Is everyone getting Smart to Smart Cities?

  1. Smart Cities and Horizon 2020?

Smart cities are high on the agenda for the Europe 2020 Initiative which proposes the use of digital and telecommunication technologies within smart cities to increase sustainability and decrease environmental impact. This will in turn provide better public services, better use of resources and increased efficiencies through the use of alternative networks and supplies of electricity, heating, water etc. Our cities will become more interactive and responsive, and (in theory) more efficient as a result.

  1. The European Innovation Partnership on Smart Cities and Communities.

In December 2014, the European Innovation Partnership on Smart Cities and Communities (EIP-SCC) called for proposals for smart city projects and solutions that would integrate Information and Communication Technologies (ICT), energy and transport sectors to provide innovative solutions to tackle issues such as congestion, air pollution and high energy costs. The aim of the Partnership was to bring together cities, industry and citizens to increase sustainability through better mobility, a cleaner urban environment and increased energy efficiency. An infographic of the project outline can be found here.

Last week, the European Commission nominated Triangulum as the lead project for the Smart Cities and Communities initiative, to be run in partnership with Horizon 2020 (an EU research and innovation funding scheme). The project will be led by Fraunhofer IAO and tested across the following three typologically representative European cities: Manchester (UK), Eindhoven (Netherlands) and Stavanger (Norway). The concept will then be transferred to Leipzig (Germany), Prague (Czech Republic) and Sabadell (Spain).

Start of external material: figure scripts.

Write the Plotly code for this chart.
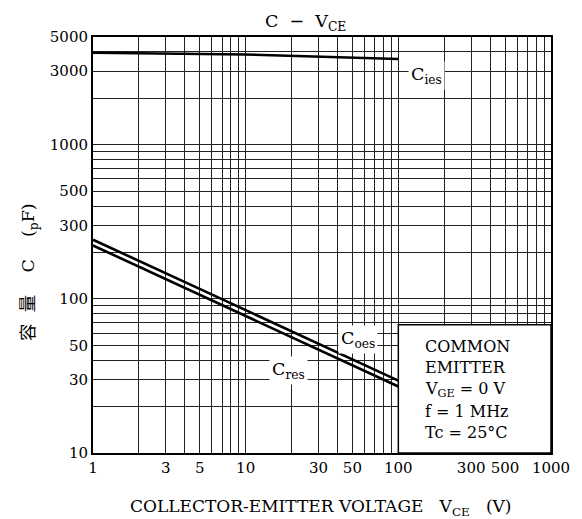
import plotly.graph_objects as go
import numpy as np

# ---- data ----
vce = [1, 10, 100]
c_ies = [3950, 3850, 3600]
c_oes = [242, 84, 29.5]
c_res = [222, 77, 27]

x_tick_vals = [1, 3, 5, 10, 30, 50, 100, 300, 500, 1000]
y_tick_vals = [10, 30, 50, 100, 300, 500, 1000, 3000, 5000]
x_grid_vals = [m * d for d in (1, 10, 100) for m in range(1, 10)] + [1000]
y_grid_vals = [m * d for d in (10, 100, 1000) for m in range(1, 10) if m * d <= 5000]

cond_lines = ["COMMON", "EMITTER", "V<sub>GE</sub> = 0 V", "f = 1 MHz", "Tc = 25°C"]

FONT = "DejaVu Serif, Noto Sans CJK SC, serif"

fig = go.Figure()
for ys in (c_ies, c_oes, c_res):
    fig.add_trace(go.Scatter(x=vce, y=ys, mode="lines",
                             line=dict(color="black", width=2.6), showlegend=False,
                             hoverinfo="skip"))

# page body has an 8px default margin
OFF = 8
W, H = 582 - OFF, 519 - OFF
# plot area in window coordinates
X0, X1, Y0, Y1 = 93, 551, 37, 453
L, R, T, B = X0 - OFF, OFF + W - X1, Y0 - OFF, OFF + H - Y1
pw, ph = X1 - X0, Y1 - Y0


def px(x):
    return (x - X0) / pw


def py(y):
    return (Y1 - y) / ph


fig.update_layout(
    width=W, height=H,
    margin=dict(l=L, r=R, t=T, b=B, autoexpand=False),
    paper_bgcolor="white", plot_bgcolor="white",
    font=dict(family=FONT, color="black", size=15),
    xaxis=dict(type="log", range=[0, 3], tickvals=x_tick_vals,
               ticktext=[str(v) for v in x_tick_vals],
               showgrid=True, gridcolor="#222", gridwidth=1,
               minor=dict(tickvals=x_grid_vals, showgrid=True, gridcolor="#222", gridwidth=1, ticks=""),
               showline=True, linecolor="black", linewidth=2, mirror=True,
               ticks="", zeroline=False, tickfont=dict(size=15)),
    yaxis=dict(type="log", range=[1, np.log10(5000)], tickvals=y_tick_vals,
               ticktext=[str(v) for v in y_tick_vals],
               showgrid=True, gridcolor="#222", gridwidth=1,
               minor=dict(tickvals=y_grid_vals, showgrid=True, gridcolor="#222", gridwidth=1, ticks=""),
               showline=True, linecolor="black", linewidth=2, mirror=True,
               ticks="", zeroline=False, tickfont=dict(size=15)),
)

# condition box (white, covers grid)
fig.add_shape(type="rect", xref="x", yref="y", x0=100, x1=1000, y0=10, y1=68,
              fillcolor="white", line=dict(color="black", width=1.5), layer="between")

annos = []


def ann(x, y, text, size, **kw):
    d = dict(x=px(x), y=py(y), xref="paper", yref="paper", text=text, showarrow=False,
             xanchor="center", yanchor="middle", font=dict(size=size))
    d.update(kw)
    annos.append(d)


ann(305, 22, "C  −  V<sub>CE</sub>", 17.5)
ann(320, 507, "COLLECTOR-EMITTER VOLTAGE   V<sub>CE</sub>   (V)", 17)
ann(29, 272, "容  量    C    (<sub>p</sub>F)", 17.5, textangle=-90)
for lbl, cx, cy in (("C<sub>ies</sub>", 426, 75), ("C<sub>oes</sub>", 358, 339), ("C<sub>res</sub>", 288, 370)):
    ann(cx, cy, lbl, 17.5, bgcolor="white", borderpad=2)
for i, t in enumerate(cond_lines):
    ann(423, 346 + 21.7 * i, t, 16, xanchor="left")
fig.update_layout(annotations=annos)

fig.write_html("out.html")
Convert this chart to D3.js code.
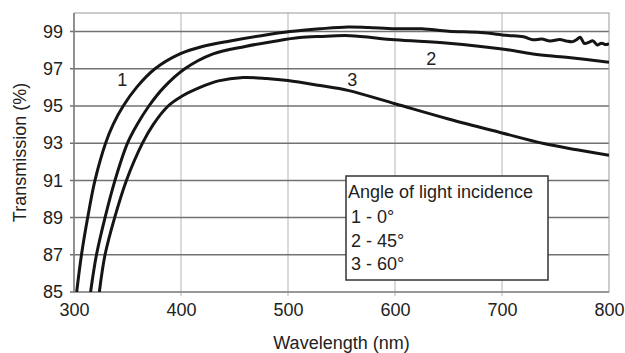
<!DOCTYPE html>
<html>
<head>
<meta charset="utf-8">
<script src="https://cdn.jsdelivr.net/npm/d3@7"></script>
<style>
  body { margin: 0; background: #fff; }
  text { font-family: "Liberation Sans", Arial, sans-serif; fill: #222; }
</style>
</head>
<body>
<svg id="chart" width="625" height="353"></svg>
<script>
'use strict';
// transmission vs wavelength, three angles of incidence

const xTicks = [300, 400, 500, 600, 700, 800];
const yTicks = [85, 87, 89, 91, 93, 95, 97, 99];

// 1 - 0 deg
const wl0 = [302.5, 307, 312.8, 319.6, 329.5, 336.5, 346, 358.5, 375.7, 399, 420, 446, 475, 502, 530, 556, 575, 600, 625, 650, 680, 704, 720, 729, 737, 745, 754, 760, 766, 770, 773, 777, 781, 785, 789, 793, 797, 800];
const t0  = [85, 87, 89, 91, 93, 94, 95, 96, 97, 97.8, 98.2, 98.5, 98.78, 99, 99.15, 99.25, 99.22, 99.15, 99.15, 99.02, 98.95, 98.8, 98.72, 98.56, 98.6, 98.5, 98.57, 98.5, 98.46, 98.58, 98.7, 98.36, 98.42, 98.5, 98.28, 98.38, 98.3, 98.36];

// 2 - 45 deg
const wl45 = [315.5, 321, 329, 338.3, 350, 359, 370, 384, 403.6, 430, 460, 489, 511, 530, 558, 600, 650, 700, 729, 760, 800];
const t45  = [85, 87, 89, 91, 93, 94, 95, 96, 97, 97.8, 98.2, 98.5, 98.68, 98.74, 98.78, 98.56, 98.38, 98.07, 97.8, 97.62, 97.35];

// 3 - 60 deg
const wl60 = [323.7, 329, 338, 349, 364, 374, 388, 400, 417.8, 435, 458, 480, 500, 530, 556, 600, 650, 700, 739, 770, 800];
const t60  = [85, 87, 89, 91, 93, 94, 95, 95.5, 96, 96.35, 96.53, 96.48, 96.37, 96.1, 95.84, 95.12, 94.3, 93.55, 92.98, 92.65, 92.35];

const curveNames = ['1', '2', '3'];
const legendTitle = 'Angle of light incidence';
const legendItems = ['1 - 0°', '2 - 45°', '3 - 60°'];

const margin = {top: 13, right: 16, bottom: 61, left: 74};
const W = 625, H = 353;
const w = W - margin.left - margin.right,
      h = H - margin.top - margin.bottom;

const svg = d3.select('#chart');
const g = svg.append('g').attr('transform', `translate(${margin.left},${margin.top})`);

const x = d3.scaleLinear().domain([300, 800]).range([0, w]);
const y = d3.scaleLinear().domain([85, 100]).range([h, 0]);

// grid
g.selectAll('.vgrid')
  .data(xTicks.slice(1, -1))
  .enter().append('line')
  .attr('x1', d => x(d)).attr('x2', d => x(d))
  .attr('y1', 0).attr('y2', h + 4)
  .attr('stroke', '#b5b5b5').attr('stroke-width', 1);

g.selectAll('.hgrid')
  .data(yTicks)
  .enter().append('line')
  .attr('x1', -4).attr('x2', w)
  .attr('y1', d => y(d)).attr('y2', d => y(d))
  .attr('stroke', '#727272').attr('stroke-width', 1.5);

// frame
g.append('rect')
  .attr('width', w).attr('height', h)
  .attr('fill', 'none').attr('stroke', '#9a9a9a').attr('stroke-width', 1);

g.append('line')
  .attr('x1', 0).attr('x2', 0).attr('y1', 0).attr('y2', h)
  .attr('stroke', '#777').attr('stroke-width', 1.4);

// axes
const xAxis = g.append('g')
  .attr('transform', `translate(0,${h})`)
  .call(d3.axisBottom(x).tickValues(xTicks).tickSize(0).tickPadding(11));
const yAxis = g.append('g')
  .call(d3.axisLeft(y).tickValues(yTicks).tickSize(0).tickPadding(11));
[xAxis, yAxis].forEach(a => {
  a.select('.domain').remove();
  a.selectAll('text').style('font-size', '18px')
    .attr('font-family', '"Liberation Sans", Arial, sans-serif').attr('fill', '#222');
});

// curves
svg.append('defs').append('clipPath').attr('id', 'clip')
  .append('rect').attr('width', w).attr('height', h);

const line = d3.line()
  .x(d => x(d[0])).y(d => y(d[1]))
  .curve(d3.curveCatmullRom.alpha(0.5));

const series = [d3.zip(wl0, t0), d3.zip(wl45, t45), d3.zip(wl60, t60)];

g.append('g').attr('clip-path', 'url(#clip)')
  .selectAll('path')
  .data(series)
  .enter().append('path')
  .attr('d', line)
  .attr('fill', 'none')
  .attr('stroke', '#151515')
  .attr('stroke-width', 3)
  .attr('stroke-linejoin', 'round');

// curve numbers
const labelPos = [[345, 96.1], [634, 97.2], [560, 96.1]];
g.selectAll('.clabel')
  .data(curveNames)
  .enter().append('text')
  .attr('x', (d, i) => x(labelPos[i][0]))
  .attr('y', (d, i) => y(labelPos[i][1]))
  .attr('text-anchor', 'middle')
  .style('font-size', '18px')
  .text(d => d);

// legend
const lg = g.append('g').attr('transform', `translate(${346 - margin.left},${176 - margin.top})`);
lg.append('rect')
  .attr('width', 202).attr('height', 104)
  .attr('fill', '#fff').attr('stroke', '#333').attr('stroke-width', 1.5);
lg.append('text')
  .attr('x', 2).attr('y', 22)
  .style('font-size', '18px')
  .text(legendTitle);
lg.selectAll('.item')
  .data(legendItems)
  .enter().append('text')
  .attr('x', 5).attr('y', (d, i) => 47 + i * 23.5)
  .style('font-size', '18px')
  .text(d => d);

// axis titles
svg.append('text')
  .attr('x', margin.left + w / 2).attr('y', 349)
  .attr('text-anchor', 'middle')
  .style('font-size', '18px')
  .text('Wavelength (nm)');
svg.append('text')
  .attr('transform', `translate(26,${margin.top + h / 2}) rotate(-90)`)
  .attr('text-anchor', 'middle')
  .style('font-size', '18px')
  .text('Transmission (%)');
</script>
</body>
</html>
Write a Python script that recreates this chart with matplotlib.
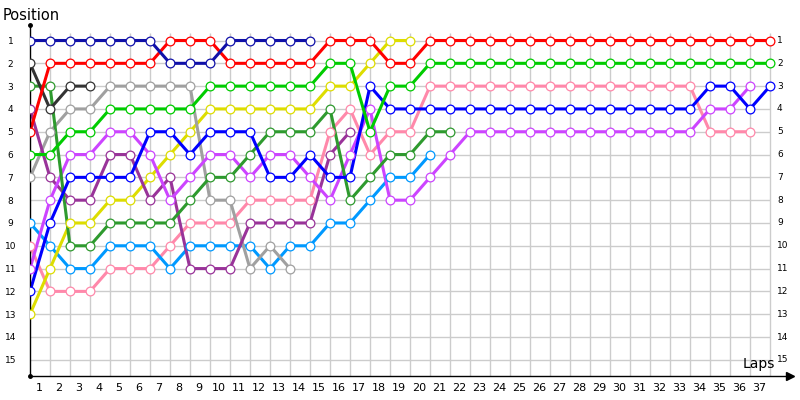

In Manchester, Triangulum will transform the student district (known as the Corridor, with around 72,000 students) into a smart city district. They will renovate historical buildings and establish an autonomous energy grid to supply the heating and electricity throughout the grid. This will be done using geothermal and district heating combined with two independent electricity grids. A fuel cell will also be incorporated to store excess energy. Only electric vehicles, bicycles and the “Metrolink” electric tram will be allowed within the district (conventional cars will be banned). In Eindhoven the ICT infrastructure will further facilitate the use of electric vehicles, from booking district car-sharing to using smart parking concepts.

  1. Other Smart City initiatives.

This initiative is just the tip of the ‘smart city iceberg’. More initiatives are being created every month, not just in Europe but worldwide. The latest such initiative, the IC Tomorrow Programme, was launched last week by Innovate UK, in partnership with TfL, Clear Channel Outdoor, Centro and Atkins, to find innovative digital technology solutions for some of London’s biggest urban problems. Four winners will each receive £35,000 in funding and commercial help to develop their technologies for trial in 2016.

Smart city projects are being embraced throughout Europe. When the European Innovation Partnership called for smart city projects and solutions proposals in 2014, they received 370 commitments from more than 3000 partners, from 31 countries.